Connect Astro to GCP data sources
Use the information provided here to learn how you can securely connect Astro to your existing Google Cloud Platform (GCP) instance. A connection to GCP allows Astro to access data stored on your GCP instance and is a necessary step to running pipelines in a production environment.
Connection options
The connection option that you choose is determined by the requirements of your organization and your existing infrastructure. You can choose a straightforward implementation, or a more complex implementation that provides enhanced data security. Astronomer recommends that you review all of the available connection options before selecting one for your organization.
- Public endpoints
- VPC peering
- Private Service Connect
Publicly accessible endpoints allow you to quickly connect Astro to GCP. To configure these endpoints, you can use one of the following methods:
- Set environment variables on Astro with your endpoint information. See Set environment variables on Astro.
- Create an Airflow connection with your endpoint information. See Managing Connections.
When you use publicly accessible endpoints to connect Astro and GCP, traffic moves directly between your Astro clusters and the GCP API endpoint. Data in this traffic never reaches the control plane, which is managed by Astronomer.
This connection option is only available for dedicated Astro Hosted clusters and Astro Hybrid.
VPC peering ensures private and secure connectivity, reduces network transit costs, and simplifies network layouts.

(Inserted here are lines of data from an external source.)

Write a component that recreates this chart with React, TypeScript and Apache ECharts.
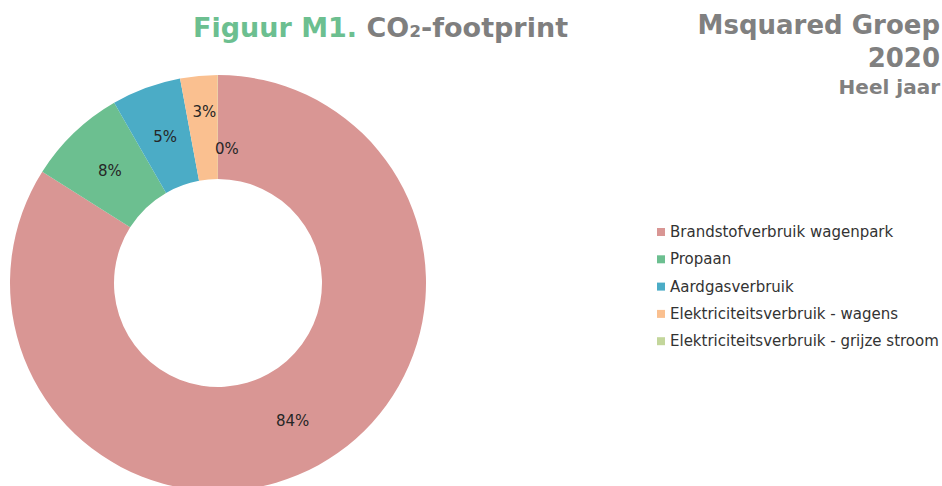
import React, { useEffect, useRef } from "react";
import * as echarts from "echarts";

const categories = [
  "Brandstofverbruik wagenpark",
  "Propaan",
  "Aardgasverbruik",
  "Elektriciteitsverbruik - wagens",
  "Elektriciteitsverbruik - grijze stroom",
];
const values = [84.0, 7.7, 5.4, 2.9, 0.02];
const colors = ["#D99694", "#6CBF90", "#4BACC6", "#FAC090", "#C3D69B"];
const titleLeft = ["Figuur M1.", "CO₂-footprint"];
const titleRight = ["Msquared Groep", "2020", "Heel jaar"];

const FONT = "DejaVu Sans, Verdana, sans-serif";

export default function App() {
  const ref = useRef<HTMLDivElement>(null);
  useEffect(() => {
    if (!ref.current) return;
    const chart = echarts.init(ref.current, null, { renderer: "svg" });
    const rightStyle = (fs: number) => ({
      fill: "#808080",
      fontSize: fs,
      fontWeight: "bold",
      fontFamily: FONT,
      align: "right",
      verticalAlign: "middle",
    });
    chart.setOption({
      animation: false,
      backgroundColor: "#ffffff",
      textStyle: { fontFamily: FONT },
      graphic: [
        {
          type: "text",
          x: 193,
          y: 27.5,
          style: {
            text: `{g|${titleLeft[0]}} {k|${titleLeft[1]}}`,
            verticalAlign: "middle",
            fontSize: 27,
            fontWeight: "bold",
            fontFamily: FONT,
            rich: {
              g: { fill: "#6CBF90", fontSize: 27, fontWeight: "bold", fontFamily: FONT },
              k: { fill: "#7F7F7F", fontSize: 27, fontWeight: "bold", fontFamily: FONT },
            },
          },
        },
        { type: "text", x: 940, y: 25, style: { text: titleRight[0], ...rightStyle(26) } },
        { type: "text", x: 940, y: 58, style: { text: titleRight[1], ...rightStyle(26) } },
        { type: "text", x: 940, y: 87, style: { text: titleRight[2], ...rightStyle(20) } },
      ],
      legend: {
        orient: "vertical",
        left: 652,
        top: 219.5,
        icon: "rect",
        itemWidth: 8,
        itemHeight: 8,
        itemGap: 12.3,
        data: categories,
        textStyle: { fontSize: 15, color: "#333333", fontFamily: FONT },
      },
      series: [
        {
          type: "pie",
          center: [218, 283],
          radius: [104, 208],
          startAngle: 90,
          clockwise: true,
          color: colors,
          label: {
            show: true,
            position: "inside",
            fontSize: 15,
            color: "#262626",
            fontFamily: FONT,
            formatter: (p: any) => Math.round(p.percent) + "%",
          },
          labelLine: { show: false },
          labelLayout: (p: any) => {
            if (p.dataIndex === 4) return { dx: 9, dy: 25 };
            if (p.dataIndex === 3) return { dx: 1, dy: -13 };
            if (p.dataIndex === 1 || p.dataIndex === 2) return { dx: 2, dy: 3 };
            return { dx: -2, dy: -1 };
          },
          emphasis: { disabled: true },
          data: categories.map((c, i) => ({ name: c, value: values[i] })),
        },
      ],
    });
    return () => chart.dispose();
  }, []);
  return (
    <div
      ref={ref}
      style={{ position: "fixed", left: 0, top: 0, width: 942, height: 486, background: "#fff" }}
    />
  );
}
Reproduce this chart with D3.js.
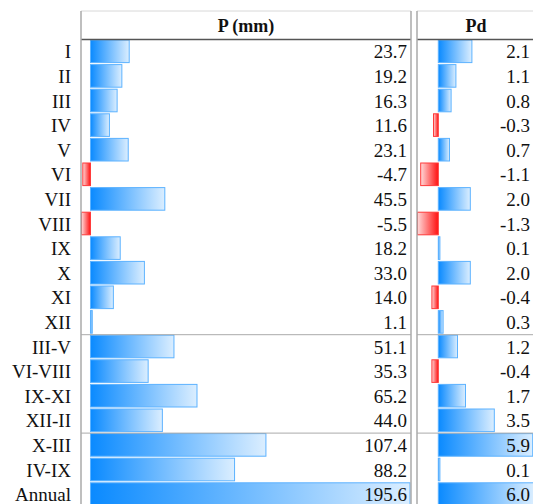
<!DOCTYPE html>
<html>
<head>
<meta charset="utf-8">
<script src="https://cdn.jsdelivr.net/npm/d3@7"></script>
<style>
  body { margin: 0; background: #fff; }
  text { font-family: 'Liberation Serif', 'DejaVu Serif', serif; fill: #111; }
</style>
</head>
<body>
<div id="viz"></div>
<script>
const categories = ['I', 'II', 'III', 'IV', 'V', 'VI', 'VII', 'VIII', 'IX', 'X', 'XI', 'XII',
  'III-V', 'VI-VIII', 'IX-XI', 'XII-II', 'X-III', 'IV-IX', 'Annual'];
const pValues = [23.7, 19.2, 16.3, 11.6, 23.1, -4.7, 45.5, -5.5, 18.2, 33.0, 14.0, 1.1,
  51.1, 35.3, 65.2, 44.0, 107.4, 88.2, 195.6];
const pdValues = [2.1, 1.1, 0.8, -0.3, 0.7, -1.1, 2.0, -1.3, 0.1, 2.0, -0.4, 0.3,
  1.2, -0.4, 1.7, 3.5, 5.9, 0.1, 6.0];
const columnTitles = ['P (mm)', 'Pd'];
// rows after which a group separator is drawn
const groupEnds = ['XII', 'XII-II'];

const width = 533, height = 504;
const headerTop = 11, headerBottom = 39.5, rowH = 24.6;

const svg = d3.select('#viz').append('svg')
  .attr('width', width)
  .attr('height', height);

const defs = svg.append('defs');
const pos = defs.append('linearGradient').attr('id', 'gradPos');
pos.append('stop').attr('offset', '0%').attr('stop-color', '#0a8aff');
pos.append('stop').attr('offset', '100%').attr('stop-color', '#dbeeff');
const neg = defs.append('linearGradient').attr('id', 'gradNeg');
neg.append('stop').attr('offset', '0%').attr('stop-color', '#ffd9d9');
neg.append('stop').attr('offset', '100%').attr('stop-color', '#ff1010');

const yScale = d3.scaleBand()
  .domain(categories)
  .range([headerBottom, headerBottom + rowH * categories.length])
  .padding(0);

const cols = [
  { title: columnTitles[0], values: pValues, left: 81, right: 411, x0: 81.5, x1: 410, textX: 407 },
  { title: columnTitles[1], values: pdValues, left: 417, right: 535, x0: 417.5, x1: 534.3, textX: 530 }
];

cols.forEach((c) => {
  c.scale = d3.scaleLinear()
    .domain([d3.min(c.values), d3.max(c.values)])
    .range([c.x0, c.x1]);

  const g = svg.append('g');

  // bars
  g.selectAll('rect.bar')
    .data(c.values)
    .enter()
    .append('rect')
      .attr('class', 'bar')
      .attr('x', (d) => Math.min(c.scale(0), c.scale(d)))
      .attr('y', (d, i) => yScale(categories[i]) + 0.5)
      .attr('width', (d) => Math.abs(c.scale(d) - c.scale(0)))
      .attr('height', yScale.bandwidth() - 2)
      .attr('fill', (d) => d < 0 ? 'url(#gradNeg)' : 'url(#gradPos)')
      .attr('stroke', (d) => d < 0 ? '#ff3a3a' : '#5cb2ff')
      .attr('stroke-width', 1);

  // values
  g.selectAll('text.val')
    .data(c.values)
    .enter()
    .append('text')
      .attr('class', 'val')
      .attr('x', c.textX)
      .attr('y', (d, i) => yScale(categories[i]) + rowH / 2 + 6.5)
      .attr('text-anchor', 'end')
      .attr('font-size', '19px')
      .text((d) => d.toFixed(1));

  // header
  g.append('text')
    .attr('x', (c.left + c.right) / 2)
    .attr('y', headerTop + 21)
    .attr('text-anchor', 'middle')
    .attr('font-size', '18px')
    .attr('font-weight', 'bold')
    .text(c.title);

  // borders
  g.append('line')
    .attr('x1', c.left).attr('x2', c.right)
    .attr('y1', headerTop).attr('y2', headerTop)
    .attr('stroke', '#d8d8d8');
  g.append('line')
    .attr('x1', c.left).attr('x2', c.right)
    .attr('y1', headerBottom).attr('y2', headerBottom)
    .attr('stroke', '#555').attr('stroke-width', 1.5);
  [c.left, c.right].forEach((x) => {
    g.append('line')
      .attr('x1', x).attr('x2', x)
      .attr('y1', headerTop).attr('y2', height)
      .attr('stroke', '#aaa').attr('stroke-width', 1.5);
  });
  groupEnds.forEach((cat) => {
    const yy = yScale(cat) + rowH;
    g.append('line')
      .attr('x1', c.left).attr('x2', c.right)
      .attr('y1', yy).attr('y2', yy)
      .attr('stroke', '#aaa');
  });
});

// row labels
svg.append('g')
  .selectAll('text')
  .data(categories)
  .enter()
  .append('text')
    .attr('x', 71)
    .attr('y', (d) => yScale(d) + rowH / 2 + 6.5)
    .attr('text-anchor', 'end')
    .attr('font-size', '19px')
    .text((d) => d);
</script>
</body>
</html>
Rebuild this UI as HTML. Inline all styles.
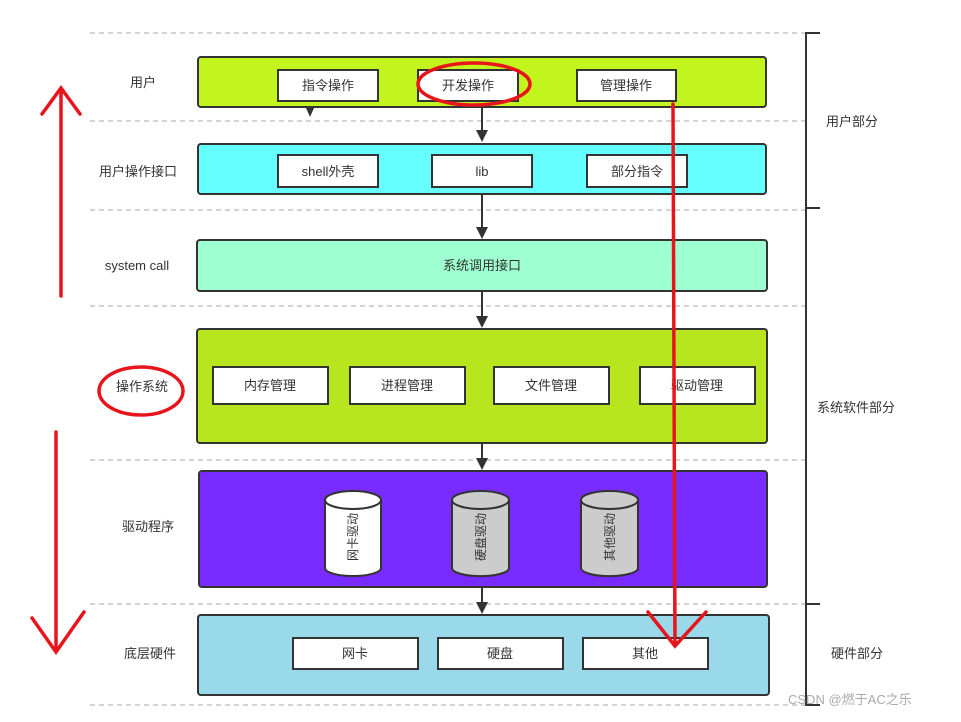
<!DOCTYPE html>
<html><head><meta charset="utf-8"><style>
body{margin:0;background:#fff;}
svg text{font-family:"Liberation Sans","Noto Sans CJK SC",sans-serif;font-size:13px;fill:#333;}
</style></head><body>
<svg width="961" height="717" xmlns="http://www.w3.org/2000/svg">
<g stroke="#aaa" stroke-dasharray="5,4" stroke-width="1">
<line x1="90" y1="33" x2="805" y2="33"/><line x1="90" y1="121" x2="805" y2="121"/>
<line x1="90" y1="210" x2="805" y2="210"/><line x1="90" y1="306" x2="805" y2="306"/>
<line x1="90" y1="460" x2="805" y2="460"/><line x1="90" y1="604" x2="805" y2="604"/>
<line x1="90" y1="705" x2="805" y2="705"/>
</g>
<g stroke="#333" stroke-width="2" fill="none">
<path d="M820 33H806V208H820M806 208V604H820M806 604V705H820"/>
</g>
<g stroke="#333" stroke-width="2">
<rect x="198" y="57" width="568" height="50" rx="3" fill="#c2f41e"/>
<rect x="198" y="144" width="568" height="50" rx="3" fill="#66ffff"/>
<rect x="197" y="240" width="570" height="51" rx="3" fill="#9effd0"/>
<rect x="197" y="329" width="570" height="114" rx="3" fill="#b8e61e"/>
<rect x="199" y="471" width="568" height="116" rx="3" fill="#782cff"/>
<rect x="198" y="615" width="571" height="80" rx="3" fill="#99d9ea"/>
</g>
<g stroke="#333" stroke-width="2" fill="#fff">
<rect x="278" y="70" width="100" height="31"/><rect x="418" y="70" width="100" height="31"/><rect x="577" y="70" width="99" height="31"/>
<rect x="278" y="155" width="100" height="32"/><rect x="432" y="155" width="100" height="32"/><rect x="587" y="155" width="100" height="32"/>
<rect x="213" y="367" width="115" height="37"/><rect x="350" y="367" width="115" height="37"/><rect x="494" y="367" width="115" height="37"/><rect x="640" y="367" width="115" height="37"/>
<rect x="293" y="638" width="125" height="31"/><rect x="438" y="638" width="125" height="31"/><rect x="583" y="638" width="125" height="31"/>
</g>
<g stroke="#333" stroke-width="2">
<path d="M325 500V568A28 8 0 0 0 381 568V500" fill="#fff"/><ellipse cx="353" cy="500" rx="28" ry="9" fill="#fff"/>
<path d="M452 500V568A28 8 0 0 0 509 568V500" fill="#ccc"/><ellipse cx="480.5" cy="500" rx="28.5" ry="9" fill="#ccc"/>
<path d="M581 500V568A28 8 0 0 0 638 568V500" fill="#ccc"/><ellipse cx="609.5" cy="500" rx="28.5" ry="9" fill="#ccc"/>
</g>
<g stroke="#333" stroke-width="2">
<line x1="482" y1="107" x2="482" y2="132"/><line x1="482" y1="194" x2="482" y2="229"/><line x1="482" y1="291" x2="482" y2="318"/><line x1="482" y1="443" x2="482" y2="460"/><line x1="482" y1="587" x2="482" y2="604"/>
</g>
<g fill="#333">
<path d="M476 130L488 130L482 142Z"/><path d="M476 227L488 227L482 239Z"/><path d="M476 316L488 316L482 328Z"/><path d="M476 458L488 458L482 470Z"/><path d="M476 602L488 602L482 614Z"/><path d="M306 108L314 108L310 117Z"/>
</g>
<g text-anchor="middle">
<text x="328" y="90">指令操作</text><text x="468" y="90">开发操作</text><text x="626" y="90">管理操作</text>
<text x="328" y="176">shell外壳</text><text x="482" y="176">lib</text><text x="637" y="176">部分指令</text>
<text x="482" y="270">系统调用接口</text>
<text x="270" y="390">内存管理</text><text x="407" y="390">进程管理</text><text x="551" y="390">文件管理</text><text x="697" y="390">驱动管理</text>
<text x="355" y="658">网卡</text><text x="500" y="658">硬盘</text><text x="645" y="658">其他</text>
<text x="143" y="87">用户</text><text x="138" y="176">用户操作接口</text><text x="137" y="270">system call</text>
<text x="142" y="391">操作系统</text><text x="148" y="531">驱动程序</text><text x="150" y="658">底层硬件</text>
<text x="852" y="126">用户部分</text><text x="856" y="412">系统软件部分</text><text x="857" y="658">硬件部分</text>
</g>
<g text-anchor="middle">
<text transform="translate(357,537) rotate(-90)" style="font-size:12px">网卡驱动</text>
<text transform="translate(485,537) rotate(-90)" style="font-size:12px">硬盘驱动</text>
<text transform="translate(614,537) rotate(-90)" style="font-size:12px">其他驱动</text>
</g>
<g stroke="#e8141c" stroke-width="3.5" fill="none" stroke-linecap="round">
<ellipse cx="474" cy="84" rx="56" ry="21"/>
<ellipse cx="141" cy="391" rx="42" ry="24"/>
<line x1="673" y1="104" x2="675" y2="645"/><path d="M648 612L675 646L706 612"/>
<line x1="61" y1="296" x2="61" y2="90"/><path d="M42 114L61 88L80 114"/>
<line x1="56" y1="432" x2="56" y2="650"/><path d="M32 618L56 652L84 612"/>
</g>
<text x="788" y="704" style="fill:#aaa;font-size:13px">CSDN @燃于AC之乐</text>
</svg>
</body></html>
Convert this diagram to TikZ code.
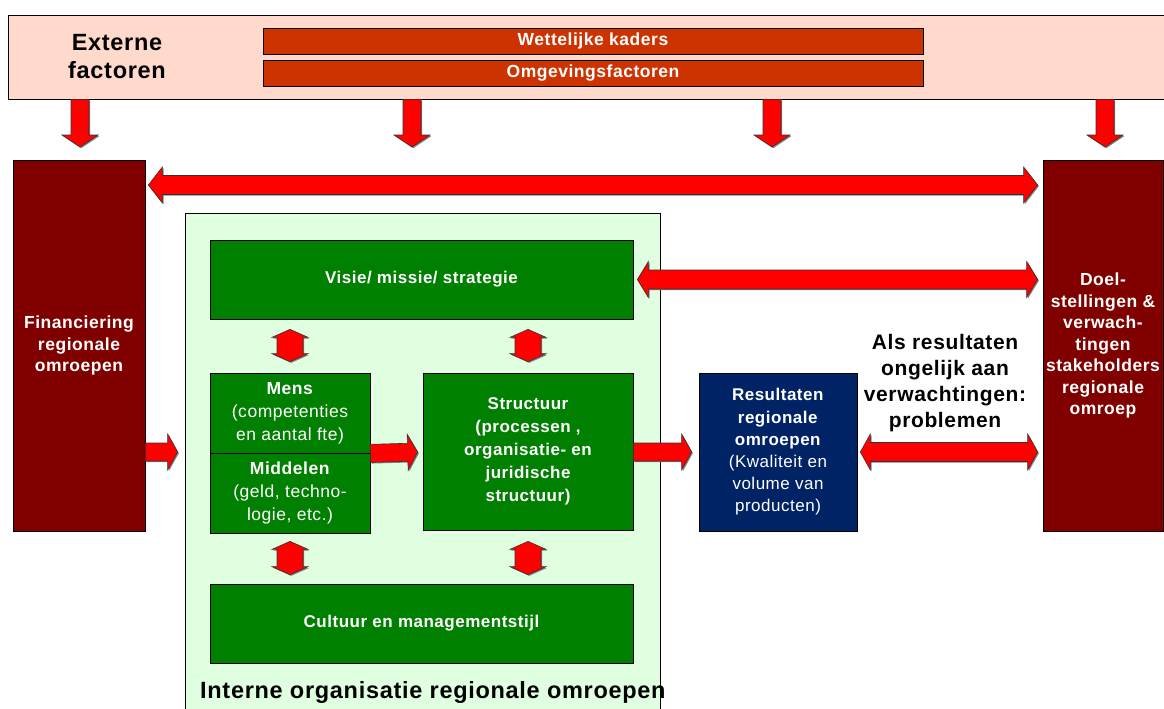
\documentclass[tikz,border=0pt]{standalone}
\usepackage{fontspec}
\setmainfont{Liberation Sans}[LetterSpace=3]
\usetikzlibrary{calc, shadows}

\definecolor{extpink}{RGB}{255,218,204}
\definecolor{barred}{RGB}{204,51,0}
\definecolor{darkred}{RGB}{128,0,0}
\definecolor{boxgreen}{RGB}{0,128,0}
\definecolor{palegreen}{RGB}{224,255,224}
\definecolor{navy}{RGB}{0,35,102}

\tikzset{%
  every node/.style={align=center, inner sep=0pt},
  box/.style={
    draw, line width=0.7pt, text=white,
    font=\fontsize{17.5}{23}\selectfont},
  greenbox/.style={box, fill=boxgreen},
  redbox/.style={box, fill=darkred,
    font=\fontsize{17.5}{21.5}\selectfont\bfseries},
  barbox/.style={box, fill=barred,
    minimum width=660pt, minimum height=26pt,
    font=\fontsize{17.5}{20}\selectfont\bfseries},
  bigtext/.style={font=\fontsize{21}{26}\selectfont\bfseries},
  labeltext/.style={font=\fontsize{23.5}{28}\selectfont\bfseries},
  blockarrow/.style={
    fill=red, draw=black!80, line width=0.6pt,
    drop shadow={shadow xshift=1.2pt, shadow yshift=-1.2pt,
      fill=black!50, opacity=1}} % red block arrows
}

% block arrows: from, to, half shaft, head length
\newcommand\onearrow[4]{%
  \path (#1) coordinate (ta) (#2) coordinate (tb);
  \path ($(tb)!#4!(ta)$) coordinate (hb);
  \draw[blockarrow] ($(ta)!#3!90:(tb)$) -- ($(hb)!#3!-90:(ta)$)
    -- ($(hb)!18pt!-90:(ta)$) -- (tb) -- ($(hb)!18pt!90:(ta)$)
    -- ($(hb)!#3!90:(ta)$) -- ($(ta)!#3!-90:(tb)$) -- cycle;}
\newcommand\twoarrow[4]{%
  \path (#1) coordinate (ta) (#2) coordinate (tb);
  \path ($(ta)!#4!(tb)$) coordinate (ha) ($(tb)!#4!(ta)$) coordinate (hb);
  \draw[blockarrow] (ta) -- ($(ha)!18pt!90:(tb)$) -- ($(ha)!#3!90:(tb)$)
    -- ($(hb)!#3!-90:(ta)$) -- ($(hb)!18pt!-90:(ta)$) -- (tb)
    -- ($(hb)!18pt!90:(ta)$) -- ($(hb)!#3!90:(ta)$)
    -- ($(ha)!#3!-90:(tb)$) -- ($(ha)!18pt!-90:(tb)$) -- cycle;}

\begin{document}
\begin{tikzpicture}[x=1pt, y=-1pt]
    \useasboundingbox (0,0) rectangle (1164,709);

    % external factors
    \node[draw, line width=0.7pt, fill=extpink,
      minimum width=1162pt, minimum height=84pt] (ext) at (589,57) {};
    \node[labeltext] (extlabel) at (117,57) {Externe\\factoren};
    \node[barbox] (wet) at (593,41) {Wettelijke kaders};
    \node[barbox] (omg) at (593,73) {Omgevingsfactoren};

    % outer boxes
    \node[redbox, minimum width=132pt, minimum height=371pt] (fin) at (79,345.5)
      {Financiering\\regionale\\omroepen};
    \node[redbox, minimum width=120pt, minimum height=371pt] (doel) at (1103,345.5)
      {Doel-\\stellingen \&\\verwach-\\tingen\\stakeholders\\regionale\\omroep};

    % internal organisation
    \node[draw, line width=0.7pt, fill=palegreen,
      minimum width=475pt, minimum height=502pt] (intern) at (422.5,464) {};
    \node[greenbox, font=\fontsize{17}{23}\selectfont\bfseries,
      minimum width=423pt, minimum height=79pt] (visie) at (421.5,279.5) {Visie/ missie/ strategie};
    \node[greenbox, minimum width=160pt, minimum height=80pt] (mens) at (290,413)
      {\textbf{Mens}\\(competenties\\en aantal fte)};
    \node[greenbox, minimum width=160pt, minimum height=80pt] (middel) at (290,493)
      {\textbf{Middelen}\\(geld, techno-\\logie, etc.)};
    \node[greenbox, font=\fontsize{17}{23}\selectfont\bfseries,
      minimum width=210pt, minimum height=157pt] (struct) at (528,451.5)
      {Structuur\\(processen ,\\organisatie- en\\juridische\\structuur)};
    \node[greenbox, font=\fontsize{17}{23}\selectfont\bfseries,
      minimum width=423pt, minimum height=79pt] (cult) at (421.5,623.5) {Cultuur en managementstijl};
    \node[labeltext, anchor=west] (internlabel) at (200,692) {Interne organisatie regionale omroepen};

    % results
    \node[box, fill=navy, font=\fontsize{17}{22.2}\selectfont,
      minimum width=158pt, minimum height=158pt] (result) at (778,452)
      {\textbf{Resultaten}\\\textbf{regionale}\\\textbf{omroepen}\\(Kwaliteit en\\volume van\\producten)};
    \node[bigtext] (issue) at (945,383) {Als resultaten\\ongelijk aan\\verwachtingen:\\problemen};

    % arrows down from the external factors
    \coordinate (d1) at (80,147);
    \coordinate (d2) at (412,147);
    \coordinate (d3) at (772,147);
    \coordinate (d4) at (1105,147);
    \foreach \d in {d1,d2,d3,d4}
      \onearrow{\d |- ext.south}{\d}{9pt}{12pt};

    % horizontal arrows
    \twoarrow{$(fin.east |- 0,185)+(3,0)$}{$(doel.west |- 0,185)+(-5,0)$}{9.5pt}{14pt}
    \twoarrow{$(visie.east)+(4,0)$}{$(doel.west |- visie)+(-5,0)$}{9.5pt}{11pt}
    \twoarrow{$(result.east)+(3,0)$}{$(doel.west |- result)+(-5,0)$}{9.5pt}{10pt}
    \onearrow{fin.east |- 0,452}{$(intern.west |- 0,452)+(-7,0)$}{9pt}{10pt}
    \onearrow{mens.south east}{$(struct.west |- 0,452)+(-5,0)$}{9pt}{10pt}
    \onearrow{struct.east |- 0,452}{$(result.west)+(-7,0)$}{9pt}{10pt}

    % small arrows inside
    \twoarrow{$(visie.south -| mens)+(0,10)$}{$(mens.north)+(0,-11)$}{13pt}{8pt}
    \twoarrow{$(visie.south -| struct)+(0,10)$}{$(struct.north)+(0,-11)$}{13pt}{8pt}
    \twoarrow{$(middel.south)+(0,8)$}{$(cult.north -| middel)+(0,-9)$}{13pt}{8pt}
    \twoarrow{$(struct.south)+(0,11)$}{$(cult.north -| struct)+(0,-9)$}{13pt}{8pt}

\end{tikzpicture}
\end{document}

To create a VPC peering connection between an Astro VPC and a GCP VPC, contact Astronomer support and provide the following information:
- Astro cluster ID and name
- Google Cloud project ID of the target VPC
- VPC NAME of the target VPC
- Classless Inter-Domain Routing (CIDR) block of the target VPC
After receiving your request, Astronomer support initiates a peering request and creates the routing table entries in the Astro VPC. To allow multidirectional traffic between Airflow and your organization's data sources, the owner of the target VPC needs to accept the peering request and create the routing table entries in the target VPC.
Use Private Service Connect (PSC) to create private connections from Astro to GCP services without connecting over the public internet. See Private Service Connect to learn more.
Astro clusters are by default configured with a PSC endpoint with a target of All Google APIs. To provide a secure-by-default configuration, a DNS zone is created with a resource record that will route all requests made to *.googleapis.com
through this PSC endpoint. This ensures that requests made to these services are made over PSC without any additional user configuration. As an example, requests to storage.googleapis.com
will be routed through this PSC endpoint.
A list of Google services and their associated service names are provided in the Google APIs Explorer Directory. Alternatively, you can run the following command in the Google Cloud CLI to return a list of Google services and their associated service names:
gcloud services list --available --filter="name:googleapis.com"
Authorization options
Authorization is the process of verifying a user or service's permissions before allowing them access to organizational applications and resources. Astro clusters must be authorized to access external resources from your cloud. Which authorization option that you choose is determined by the requirements of your organization and your existing infrastructure. Astronomer recommends that you review all of the available authorization options before selecting one for your organization.
- Workload Identity
- Service account keys
To allow data pipelines running on GCP to access Google Cloud services in a secure and manageable way, Google recommends using Workload Identity. All Astro clusters on GCP have Workload Identity enabled by default. Each Astro Deployment is associated with a Google service account that's created by Astronomer and is bound to an identity from your Google Cloud project's fixed workload identity pool.
To grant a Deployment on Astro access to external data services on GCP, such as BigQuery:
In the Cloud UI, select your Deployment, then click Details
Copy the service account shown under Workload Identity.
Grant the Google service account for your Astro Deployment an IAM role that has access to your external data service. With the Google Cloud CLI, run:
gcloud projects add-iam-policy-binding $GOOGLE_CLOUD_PROJECT --member=serviceAccount:<your-astro-service-account> --role=roles/viewer
For instructions on how to grant your service account an IAM role in the Google Cloud console, see Grant an IAM role.
Optional. Repeat these steps for every Astro Deployment that requires access to external data services on GCP.
When you create a connection from Astro to GCP, you can specify the service account key in JSON format, or you can create a secret to hold the service account key. For more information about creating and managing GCP service account keys, see Create and manage service account keys and Creating and accessing secrets.
Astronomer recommends using Google Cloud Secret Manager to store your GCP service account keys and other secrets. See Google Cloud Secret Manager.